Problem description: Copy nothing but the stretch that opens with the line containing "Clone this chart in matplotlib." and closes with the line containing "right_ticks = [0, 50, 100, 150, 200, 250]". Keep pictures out.

....................

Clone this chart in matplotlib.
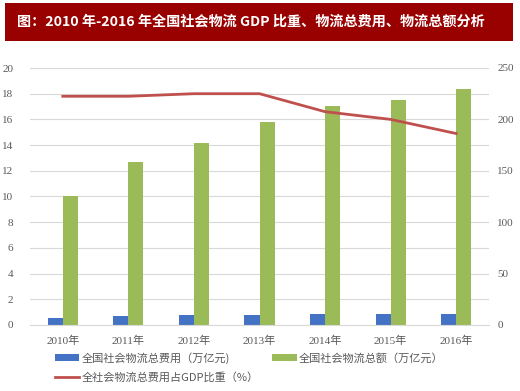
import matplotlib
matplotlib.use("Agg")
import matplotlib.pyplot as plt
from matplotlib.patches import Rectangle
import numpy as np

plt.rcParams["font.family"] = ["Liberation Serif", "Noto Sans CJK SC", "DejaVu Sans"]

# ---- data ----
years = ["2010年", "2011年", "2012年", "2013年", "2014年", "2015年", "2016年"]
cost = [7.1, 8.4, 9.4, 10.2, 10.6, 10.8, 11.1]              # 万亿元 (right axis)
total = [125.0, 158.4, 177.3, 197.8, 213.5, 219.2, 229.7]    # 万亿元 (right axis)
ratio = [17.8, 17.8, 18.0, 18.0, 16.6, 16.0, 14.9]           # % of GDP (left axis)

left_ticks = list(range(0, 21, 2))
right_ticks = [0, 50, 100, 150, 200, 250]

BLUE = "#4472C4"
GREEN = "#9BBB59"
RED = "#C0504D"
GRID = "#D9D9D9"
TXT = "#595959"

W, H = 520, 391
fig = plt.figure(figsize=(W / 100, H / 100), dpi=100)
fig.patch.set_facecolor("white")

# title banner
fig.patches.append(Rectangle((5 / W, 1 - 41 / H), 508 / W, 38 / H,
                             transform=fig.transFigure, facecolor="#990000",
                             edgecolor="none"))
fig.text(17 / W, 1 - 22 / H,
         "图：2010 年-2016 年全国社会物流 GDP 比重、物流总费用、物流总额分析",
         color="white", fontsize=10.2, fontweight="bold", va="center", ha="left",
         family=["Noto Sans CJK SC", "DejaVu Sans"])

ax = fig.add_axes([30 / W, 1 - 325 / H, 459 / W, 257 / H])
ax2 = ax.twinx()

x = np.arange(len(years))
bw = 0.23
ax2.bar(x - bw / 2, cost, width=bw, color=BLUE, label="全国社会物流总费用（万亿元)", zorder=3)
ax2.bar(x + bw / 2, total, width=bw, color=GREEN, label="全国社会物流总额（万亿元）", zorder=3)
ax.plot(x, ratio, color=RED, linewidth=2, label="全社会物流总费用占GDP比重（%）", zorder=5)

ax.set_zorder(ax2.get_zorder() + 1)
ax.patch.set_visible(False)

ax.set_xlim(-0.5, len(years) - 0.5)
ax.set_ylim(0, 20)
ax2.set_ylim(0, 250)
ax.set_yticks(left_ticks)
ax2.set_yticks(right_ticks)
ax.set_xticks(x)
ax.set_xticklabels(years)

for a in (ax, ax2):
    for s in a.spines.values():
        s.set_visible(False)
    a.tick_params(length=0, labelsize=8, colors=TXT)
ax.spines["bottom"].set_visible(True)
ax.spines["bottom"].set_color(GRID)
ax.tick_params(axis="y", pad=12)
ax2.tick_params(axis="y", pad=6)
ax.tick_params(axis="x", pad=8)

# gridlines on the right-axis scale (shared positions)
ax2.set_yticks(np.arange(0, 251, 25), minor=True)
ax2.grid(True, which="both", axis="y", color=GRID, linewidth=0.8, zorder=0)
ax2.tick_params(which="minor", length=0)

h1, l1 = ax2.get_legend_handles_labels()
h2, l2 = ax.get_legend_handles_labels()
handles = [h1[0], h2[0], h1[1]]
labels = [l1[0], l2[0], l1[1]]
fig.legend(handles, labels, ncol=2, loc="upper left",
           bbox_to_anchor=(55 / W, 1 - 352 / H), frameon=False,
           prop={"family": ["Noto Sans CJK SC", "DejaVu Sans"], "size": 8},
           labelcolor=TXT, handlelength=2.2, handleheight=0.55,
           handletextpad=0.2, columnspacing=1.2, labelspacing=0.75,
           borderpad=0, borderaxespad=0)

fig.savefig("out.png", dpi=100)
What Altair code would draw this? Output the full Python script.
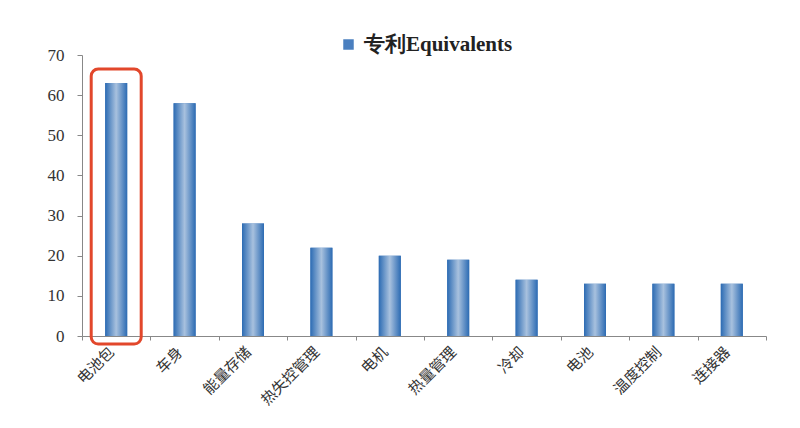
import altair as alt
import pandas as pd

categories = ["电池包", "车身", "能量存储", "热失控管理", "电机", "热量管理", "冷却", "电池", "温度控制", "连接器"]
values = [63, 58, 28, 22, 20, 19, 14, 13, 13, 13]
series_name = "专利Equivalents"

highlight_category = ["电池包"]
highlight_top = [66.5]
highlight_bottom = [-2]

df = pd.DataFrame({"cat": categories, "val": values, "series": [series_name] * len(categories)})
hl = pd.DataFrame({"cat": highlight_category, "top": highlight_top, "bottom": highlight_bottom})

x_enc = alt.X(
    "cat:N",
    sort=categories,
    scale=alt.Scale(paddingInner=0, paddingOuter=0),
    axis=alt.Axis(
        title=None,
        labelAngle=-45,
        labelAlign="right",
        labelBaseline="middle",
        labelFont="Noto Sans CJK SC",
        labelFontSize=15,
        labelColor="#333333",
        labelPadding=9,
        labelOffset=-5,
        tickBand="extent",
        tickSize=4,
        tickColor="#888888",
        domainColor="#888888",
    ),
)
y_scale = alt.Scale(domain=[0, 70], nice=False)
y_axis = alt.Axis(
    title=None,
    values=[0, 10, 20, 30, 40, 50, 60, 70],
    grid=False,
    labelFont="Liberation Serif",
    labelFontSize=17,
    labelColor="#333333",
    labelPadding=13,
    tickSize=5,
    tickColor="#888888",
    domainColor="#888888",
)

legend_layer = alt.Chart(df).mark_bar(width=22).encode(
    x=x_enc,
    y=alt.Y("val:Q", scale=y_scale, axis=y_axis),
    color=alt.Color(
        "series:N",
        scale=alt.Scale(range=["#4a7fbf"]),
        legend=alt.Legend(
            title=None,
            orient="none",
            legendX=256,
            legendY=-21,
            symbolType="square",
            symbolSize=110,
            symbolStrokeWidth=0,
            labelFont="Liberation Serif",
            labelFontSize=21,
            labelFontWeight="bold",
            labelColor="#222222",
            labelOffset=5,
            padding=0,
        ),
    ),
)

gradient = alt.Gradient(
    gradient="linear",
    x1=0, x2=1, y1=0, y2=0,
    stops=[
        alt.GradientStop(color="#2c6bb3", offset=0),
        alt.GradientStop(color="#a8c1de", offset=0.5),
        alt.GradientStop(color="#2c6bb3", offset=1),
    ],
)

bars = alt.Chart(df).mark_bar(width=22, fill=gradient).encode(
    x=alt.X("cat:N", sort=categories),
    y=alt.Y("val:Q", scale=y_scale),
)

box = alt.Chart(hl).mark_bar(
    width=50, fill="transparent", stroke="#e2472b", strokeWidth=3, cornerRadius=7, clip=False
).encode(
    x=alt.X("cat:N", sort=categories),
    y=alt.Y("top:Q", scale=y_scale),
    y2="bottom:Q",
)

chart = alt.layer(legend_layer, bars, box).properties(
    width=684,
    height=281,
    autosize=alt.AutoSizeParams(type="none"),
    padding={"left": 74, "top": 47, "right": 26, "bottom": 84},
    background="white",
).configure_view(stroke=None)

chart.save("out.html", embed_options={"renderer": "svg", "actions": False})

....................

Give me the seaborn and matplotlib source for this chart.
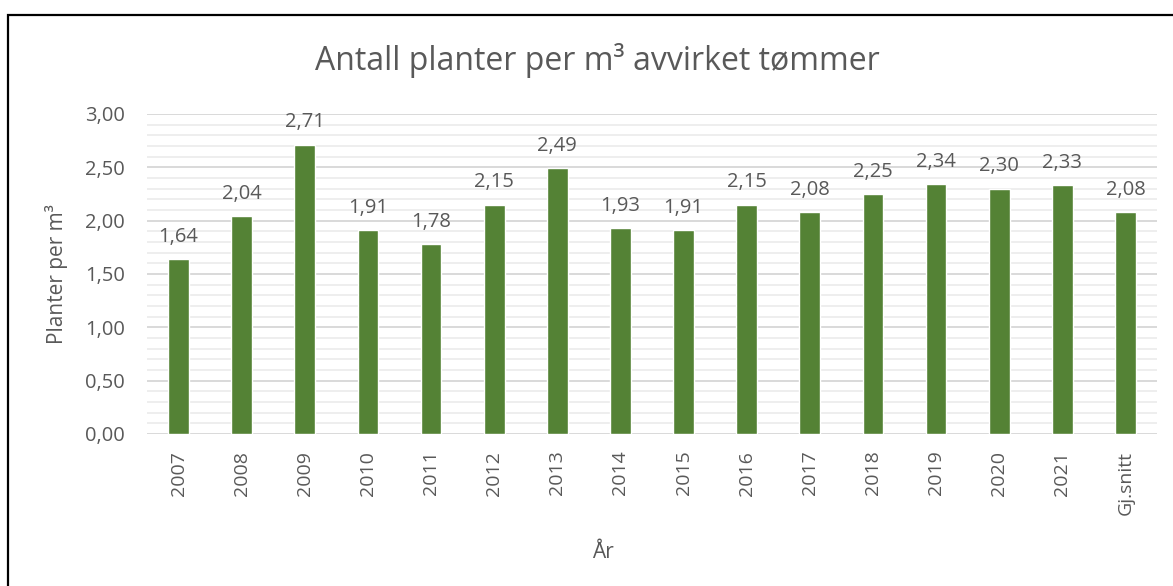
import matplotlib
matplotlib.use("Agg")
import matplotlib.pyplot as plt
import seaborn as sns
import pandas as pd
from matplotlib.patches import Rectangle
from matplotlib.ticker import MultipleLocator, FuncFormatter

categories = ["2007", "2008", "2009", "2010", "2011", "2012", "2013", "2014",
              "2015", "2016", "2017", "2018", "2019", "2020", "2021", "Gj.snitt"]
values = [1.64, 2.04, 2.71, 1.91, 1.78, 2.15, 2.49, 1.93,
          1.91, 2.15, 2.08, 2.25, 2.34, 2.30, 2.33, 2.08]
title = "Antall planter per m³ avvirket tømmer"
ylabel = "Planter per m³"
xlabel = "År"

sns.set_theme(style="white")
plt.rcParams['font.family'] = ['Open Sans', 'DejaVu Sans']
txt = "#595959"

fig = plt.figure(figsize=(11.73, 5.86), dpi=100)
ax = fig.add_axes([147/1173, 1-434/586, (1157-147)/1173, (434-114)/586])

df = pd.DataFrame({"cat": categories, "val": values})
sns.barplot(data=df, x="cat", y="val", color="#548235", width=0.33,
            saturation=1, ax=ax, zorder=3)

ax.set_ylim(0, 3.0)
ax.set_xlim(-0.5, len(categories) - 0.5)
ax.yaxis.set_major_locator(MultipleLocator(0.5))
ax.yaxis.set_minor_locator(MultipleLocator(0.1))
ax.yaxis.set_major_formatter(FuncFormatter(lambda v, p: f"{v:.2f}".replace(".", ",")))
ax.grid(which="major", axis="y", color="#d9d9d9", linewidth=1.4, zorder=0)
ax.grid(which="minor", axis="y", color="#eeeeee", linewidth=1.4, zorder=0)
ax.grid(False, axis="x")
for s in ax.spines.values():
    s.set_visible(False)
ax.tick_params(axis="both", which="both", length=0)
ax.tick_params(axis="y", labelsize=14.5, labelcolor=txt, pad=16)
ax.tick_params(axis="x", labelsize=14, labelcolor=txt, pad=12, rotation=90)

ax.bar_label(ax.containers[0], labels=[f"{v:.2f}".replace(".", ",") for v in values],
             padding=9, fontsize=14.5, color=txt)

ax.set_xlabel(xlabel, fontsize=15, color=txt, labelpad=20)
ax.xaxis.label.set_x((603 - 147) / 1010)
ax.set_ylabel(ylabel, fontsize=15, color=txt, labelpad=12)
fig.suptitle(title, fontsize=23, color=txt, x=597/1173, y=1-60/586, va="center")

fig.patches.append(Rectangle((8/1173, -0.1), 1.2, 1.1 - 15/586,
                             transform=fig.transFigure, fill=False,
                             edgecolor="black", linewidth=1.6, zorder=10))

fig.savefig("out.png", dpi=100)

....................

Exercise answer:
Clone this chart in matplotlib.
import matplotlib
matplotlib.use("Agg")
import matplotlib.pyplot as plt
from matplotlib.patches import Rectangle
import numpy as np

plt.rcParams["font.family"] = ["Liberation Serif", "Noto Sans CJK SC", "DejaVu Sans"]

# ---- data ----
years = ["2010年", "2011年", "2012年", "2013年", "2014年", "2015年", "2016年"]
cost = [7.1, 8.4, 9.4, 10.2, 10.6, 10.8, 11.1]              # 万亿元 (right axis)
total = [125.0, 158.4, 177.3, 197.8, 213.5, 219.2, 229.7]    # 万亿元 (right axis)
ratio = [17.8, 17.8, 18.0, 18.0, 16.6, 16.0, 14.9]           # % of GDP (left axis)

left_ticks = list(range(0, 21, 2))
right_ticks = [0, 50, 100, 150, 200, 250]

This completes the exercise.